И он еще долго добивался, чтобы я признался, что да, неверно!
Война занимает все его мысли. Он любит говорить о ней. Но именно о ней, а не о себе на войне. Он хорошо понимает, что те, с кем он говорит, так же, как и он, бывали в переделках и что им тоже знакомы и чувство риска, и чувство страха. Рассказывая о войне, он никогда не говорит «я пошел», или «мы лежали под огнем», или «а в это время как ударит рядом мина!». Он говорит только о том, что может оказаться интересным для всех. Больше всего о любопытном, забавном и смешном.

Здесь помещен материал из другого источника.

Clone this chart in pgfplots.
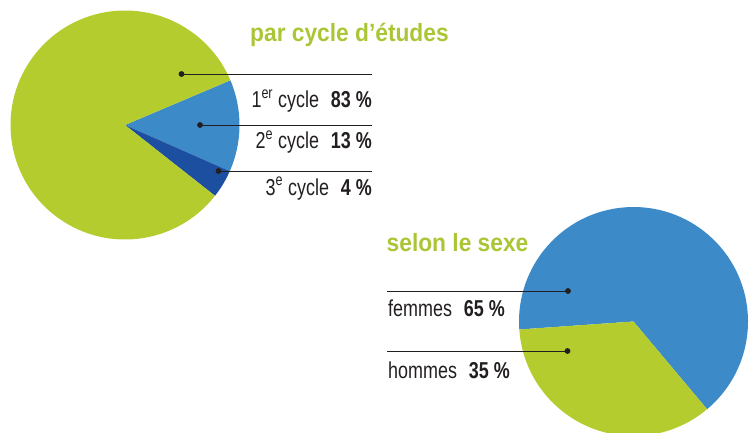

Когда один из наших попутчиков, человек хороший и храбрый, но злоупотребляющий рассказами о том, как они шли, как лежали и как по ним стреляли, принимается за эти свои неинтересные для других рассказы, Петров с комическим ужасом поднимает руки:
– Опять боевые эпизоды! – и лукаво, необидно улыбается.
А вообще он очень чуток к людям.
Уже перед самым отъездом с севера приходим на базу подводного флота. Одна «малютка» только что вернулась из удачного, но тяжелого плавания. Вокруг нее разорвалось много глубинных бомб, и в ее корпусе несколько десятков вмятин. По традиции подводников после возвращения на базу на лодку приглашен командир бригады и заодно с ним мы с Петровым. На скорую руку устроен ужин из оставшихся после похода продуктов. Железные кружки с водкой и консервы передаются из рук в руки. Сидим тесно, друг на друге. В разгар веселья кто-то роняет кружку, и она с грохотом падает. Сидящие за столом подводники вздрагивают. Это рефлекс. Только что много часов подряд они слышали грохот взрывов, измучены до предела и еле держатся на ногах от усталости.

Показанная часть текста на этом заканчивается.